All the following needs to be done as root on the box that will act as single-node cluster. First, of course, one needs to install the necessary packages. This can be done easily, with the caveat that you get Torque v2.4.16, which at this point is at end of life. I do not want to bother with non-packaged installs, as that would make my life harder later, so here goes.

apt-get install torque-server torque-client torque-mom torque-pam

Installing the packages also sets up torque with a default setup that is in no way helpful. So next you’ll need to stop all torque services and recreate a clean setup.

/etc/init.d/torque-mom stop
/etc/init.d/torque-scheduler stop
/etc/init.d/torque-server stop
pbs_server -t create

You’ll need to answer ‘yes’ here to overwrite the existing database. Next, kill the just-started server instance so we can set a few things manually.

killall pbs_server

If you don’t kill the server, many things you do below will be overwritten the next time the server stops. Next, let’s set up the server process; in the following, replace ‘SERVER.DOMAIN’ with your box’s fully-qualified domain name [Note: see just below if your machine doesn’t have an official FQDN]. I prefer to use FQDN’s so that it’s easier later to add other compute nodes, job submission nodes, etc. The following also sets up the server process to allow user ‘root’ to change configurations in the database. This bit seemed missing from the default install, and it took me a while to figure it out (again).

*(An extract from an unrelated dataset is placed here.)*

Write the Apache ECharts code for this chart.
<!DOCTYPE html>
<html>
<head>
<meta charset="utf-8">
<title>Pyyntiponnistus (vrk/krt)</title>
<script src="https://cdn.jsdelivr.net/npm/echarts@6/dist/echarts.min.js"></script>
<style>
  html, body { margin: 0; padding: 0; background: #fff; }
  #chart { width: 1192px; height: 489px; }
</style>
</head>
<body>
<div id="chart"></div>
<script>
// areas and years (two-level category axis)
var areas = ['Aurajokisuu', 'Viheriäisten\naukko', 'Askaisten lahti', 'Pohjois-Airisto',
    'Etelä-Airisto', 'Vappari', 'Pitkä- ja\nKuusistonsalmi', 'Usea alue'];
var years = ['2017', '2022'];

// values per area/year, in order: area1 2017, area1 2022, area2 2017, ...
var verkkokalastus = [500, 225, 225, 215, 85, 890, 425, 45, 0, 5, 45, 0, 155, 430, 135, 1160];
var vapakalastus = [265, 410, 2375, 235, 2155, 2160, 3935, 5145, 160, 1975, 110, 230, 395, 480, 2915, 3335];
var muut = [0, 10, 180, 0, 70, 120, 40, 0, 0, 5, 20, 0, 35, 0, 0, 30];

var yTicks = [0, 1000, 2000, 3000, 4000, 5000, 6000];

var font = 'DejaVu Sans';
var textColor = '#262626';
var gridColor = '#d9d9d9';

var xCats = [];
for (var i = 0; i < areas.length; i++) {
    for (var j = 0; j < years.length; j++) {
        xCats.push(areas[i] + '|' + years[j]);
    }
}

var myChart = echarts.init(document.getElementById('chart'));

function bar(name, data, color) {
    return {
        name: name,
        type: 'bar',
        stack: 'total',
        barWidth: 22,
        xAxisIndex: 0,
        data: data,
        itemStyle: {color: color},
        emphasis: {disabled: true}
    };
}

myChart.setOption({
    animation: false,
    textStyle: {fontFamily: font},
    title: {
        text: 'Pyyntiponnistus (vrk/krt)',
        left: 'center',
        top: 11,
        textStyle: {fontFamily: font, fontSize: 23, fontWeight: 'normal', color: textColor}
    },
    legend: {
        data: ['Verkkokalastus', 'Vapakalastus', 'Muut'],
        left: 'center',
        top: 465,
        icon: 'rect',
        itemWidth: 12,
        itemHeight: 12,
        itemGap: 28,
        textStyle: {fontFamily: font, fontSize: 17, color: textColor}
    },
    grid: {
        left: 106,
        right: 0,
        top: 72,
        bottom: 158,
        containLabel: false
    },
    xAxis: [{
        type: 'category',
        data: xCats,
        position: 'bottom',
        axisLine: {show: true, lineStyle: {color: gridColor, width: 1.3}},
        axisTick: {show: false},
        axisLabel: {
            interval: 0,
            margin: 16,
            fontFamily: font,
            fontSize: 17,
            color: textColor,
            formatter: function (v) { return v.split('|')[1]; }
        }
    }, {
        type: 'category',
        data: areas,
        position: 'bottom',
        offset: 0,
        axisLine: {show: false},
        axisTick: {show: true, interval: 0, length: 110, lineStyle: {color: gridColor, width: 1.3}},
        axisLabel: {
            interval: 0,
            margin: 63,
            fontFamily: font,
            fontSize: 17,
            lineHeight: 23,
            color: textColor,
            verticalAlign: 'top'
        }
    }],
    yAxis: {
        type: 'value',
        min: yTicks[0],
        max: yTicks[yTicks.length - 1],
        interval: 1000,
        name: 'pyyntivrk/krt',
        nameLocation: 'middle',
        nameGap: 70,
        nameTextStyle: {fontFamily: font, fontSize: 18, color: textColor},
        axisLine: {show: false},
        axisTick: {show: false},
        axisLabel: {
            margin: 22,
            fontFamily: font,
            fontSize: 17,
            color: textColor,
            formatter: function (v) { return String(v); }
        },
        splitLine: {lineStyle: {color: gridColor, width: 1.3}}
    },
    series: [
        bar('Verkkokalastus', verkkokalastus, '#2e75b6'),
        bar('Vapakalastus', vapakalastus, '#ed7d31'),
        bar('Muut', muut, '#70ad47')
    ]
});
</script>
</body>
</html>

echo SERVER.DOMAIN > /etc/torque/server_name
echo SERVER.DOMAIN > /var/spool/torque/server_priv/acl_svr/acl_hosts
echo root@SERVER.DOMAIN > /var/spool/torque/server_priv/acl_svr/operators
echo root@SERVER.DOMAIN > /var/spool/torque/server_priv/acl_svr/managers

If the machine you’re installing Torque on doesn’t have an official FQDN, a simple work-around is to invent one and assign it to the machine’s network IP. For example, if eth0 is assigned to 192.168.1.1, we can add the following line to /etc/hosts.

192.168.1.1 SERVER.DOMAIN

The FQDN itself can be anything you want, but ideally choose something that cannot exist in reality, so something with a non-existent top-level domain.

A cluster is nothing without some compute nodes, so next we tell the server process that the box itself is a compute node (with 4 cores, below – change this to suit your requirements).

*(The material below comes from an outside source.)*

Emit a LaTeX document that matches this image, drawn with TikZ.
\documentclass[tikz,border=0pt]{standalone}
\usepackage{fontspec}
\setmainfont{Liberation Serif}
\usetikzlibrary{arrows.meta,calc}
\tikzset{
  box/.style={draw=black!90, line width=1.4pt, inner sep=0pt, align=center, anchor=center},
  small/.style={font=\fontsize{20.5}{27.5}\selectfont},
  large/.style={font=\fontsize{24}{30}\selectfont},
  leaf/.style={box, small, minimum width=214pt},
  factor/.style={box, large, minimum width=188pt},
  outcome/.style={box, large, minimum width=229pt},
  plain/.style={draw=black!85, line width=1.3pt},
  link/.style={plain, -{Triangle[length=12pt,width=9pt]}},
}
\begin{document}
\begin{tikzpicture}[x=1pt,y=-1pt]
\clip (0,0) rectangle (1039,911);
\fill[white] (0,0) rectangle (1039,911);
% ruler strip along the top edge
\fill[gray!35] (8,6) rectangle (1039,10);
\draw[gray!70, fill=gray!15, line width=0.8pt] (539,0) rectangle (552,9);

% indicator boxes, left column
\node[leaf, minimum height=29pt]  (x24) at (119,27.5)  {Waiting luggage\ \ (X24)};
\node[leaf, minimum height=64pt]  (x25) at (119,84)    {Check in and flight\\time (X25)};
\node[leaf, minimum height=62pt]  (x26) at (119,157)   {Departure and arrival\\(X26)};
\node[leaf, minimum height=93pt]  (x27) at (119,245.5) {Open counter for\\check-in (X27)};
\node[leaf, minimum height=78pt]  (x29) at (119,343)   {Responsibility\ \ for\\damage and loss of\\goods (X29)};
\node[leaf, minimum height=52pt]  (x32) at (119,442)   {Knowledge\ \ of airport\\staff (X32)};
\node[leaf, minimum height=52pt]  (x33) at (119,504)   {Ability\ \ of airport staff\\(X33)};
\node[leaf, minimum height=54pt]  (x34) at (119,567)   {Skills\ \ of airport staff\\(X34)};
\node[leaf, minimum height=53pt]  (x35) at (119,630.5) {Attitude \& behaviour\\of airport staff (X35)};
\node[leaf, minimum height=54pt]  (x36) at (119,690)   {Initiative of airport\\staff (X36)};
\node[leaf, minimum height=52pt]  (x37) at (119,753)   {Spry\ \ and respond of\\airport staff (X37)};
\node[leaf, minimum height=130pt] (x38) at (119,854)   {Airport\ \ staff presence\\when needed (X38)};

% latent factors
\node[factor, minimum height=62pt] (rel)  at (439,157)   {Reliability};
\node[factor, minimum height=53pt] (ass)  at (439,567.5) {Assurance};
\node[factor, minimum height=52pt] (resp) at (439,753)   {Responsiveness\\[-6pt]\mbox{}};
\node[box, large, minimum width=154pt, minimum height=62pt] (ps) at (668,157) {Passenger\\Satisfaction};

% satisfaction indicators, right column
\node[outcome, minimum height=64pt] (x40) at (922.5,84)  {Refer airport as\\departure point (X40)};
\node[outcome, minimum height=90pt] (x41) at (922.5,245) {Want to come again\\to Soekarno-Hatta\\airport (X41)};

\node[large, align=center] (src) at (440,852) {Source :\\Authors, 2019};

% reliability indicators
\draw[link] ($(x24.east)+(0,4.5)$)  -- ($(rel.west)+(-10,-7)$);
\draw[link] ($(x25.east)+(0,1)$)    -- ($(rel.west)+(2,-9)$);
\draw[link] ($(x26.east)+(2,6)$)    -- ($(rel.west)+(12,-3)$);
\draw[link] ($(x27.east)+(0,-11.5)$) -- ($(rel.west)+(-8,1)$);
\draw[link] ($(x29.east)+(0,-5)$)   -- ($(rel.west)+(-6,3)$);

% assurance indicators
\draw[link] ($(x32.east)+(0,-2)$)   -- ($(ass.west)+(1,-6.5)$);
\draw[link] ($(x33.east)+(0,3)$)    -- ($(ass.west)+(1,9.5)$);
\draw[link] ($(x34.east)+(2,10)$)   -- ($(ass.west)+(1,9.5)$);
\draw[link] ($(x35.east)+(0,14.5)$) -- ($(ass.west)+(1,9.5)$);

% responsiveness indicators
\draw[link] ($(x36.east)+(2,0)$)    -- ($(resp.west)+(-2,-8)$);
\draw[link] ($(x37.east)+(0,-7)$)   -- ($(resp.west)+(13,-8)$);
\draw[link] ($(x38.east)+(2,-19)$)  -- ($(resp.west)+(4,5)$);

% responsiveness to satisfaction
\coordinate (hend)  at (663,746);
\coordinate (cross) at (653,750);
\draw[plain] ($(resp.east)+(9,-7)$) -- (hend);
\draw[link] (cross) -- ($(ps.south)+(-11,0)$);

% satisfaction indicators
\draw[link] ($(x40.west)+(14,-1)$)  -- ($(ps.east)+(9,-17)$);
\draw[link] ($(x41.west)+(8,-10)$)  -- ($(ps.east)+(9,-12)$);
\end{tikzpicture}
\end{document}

echo "SERVER.DOMAIN np=4" > /var/spool/torque/server_priv/nodes

We also need to tell the MOM process (i.e. the compute node handler) which server to contact for work.

echo SERVER.DOMAIN > /var/spool/torque/mom_priv/config

Once this is done, we can restart all processes again.

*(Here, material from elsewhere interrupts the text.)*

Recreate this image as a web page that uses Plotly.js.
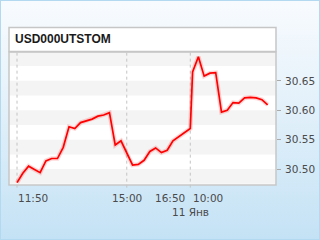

/etc/init.d/torque-server start
/etc/init.d/torque-scheduler start
/etc/init.d/torque-mom start

If you get any errors at this point, I’d suggest stopping any running processes, and restart them one by one in this order. Check the logs (under /var/spool/torque) for whatever is failing. Otherwise, the next step is to start the scheduler.

# set scheduling properties
qmgr -c 'set server scheduling = true'
qmgr -c 'set server keep_completed = 300'
qmgr -c 'set server mom_job_sync = true'

At this point, if you get the dreaded Unauthorized Request error, it’s critical to figure out why this is happening. Usually it is because the commands look like they’re coming from an unauthorized user/machine, that is anything different from the string ‘root@SERVER.DOMAIN’. You can check this with the following command.

grep Unauthorized /var/spool/torque/server_logs/*

We also need to create a default queue (here called ‘batch’ – you can change this to whatever you want). We’ll set this up with default 1-hour time limit and single-node requirement, but you don’t have to.

# create default queue
 qmgr -c 'create queue batch'
 qmgr -c 'set queue batch queue_type = execution'
 qmgr -c 'set queue batch started = true'
 qmgr -c 'set queue batch enabled = true'
 qmgr -c 'set queue batch resources_default.walltime = 1:00:00'
 qmgr -c 'set queue batch resources_default.nodes = 1'
 qmgr -c 'set server default_queue = batch'

Finally, we need to configure the server to allow submissions from itself. This one stumped me for a while. Note that the submit_hosts lists cannot be made up to FQDNs! This will not work if you do that, as the comparison is done after truncating the name of the submitting host!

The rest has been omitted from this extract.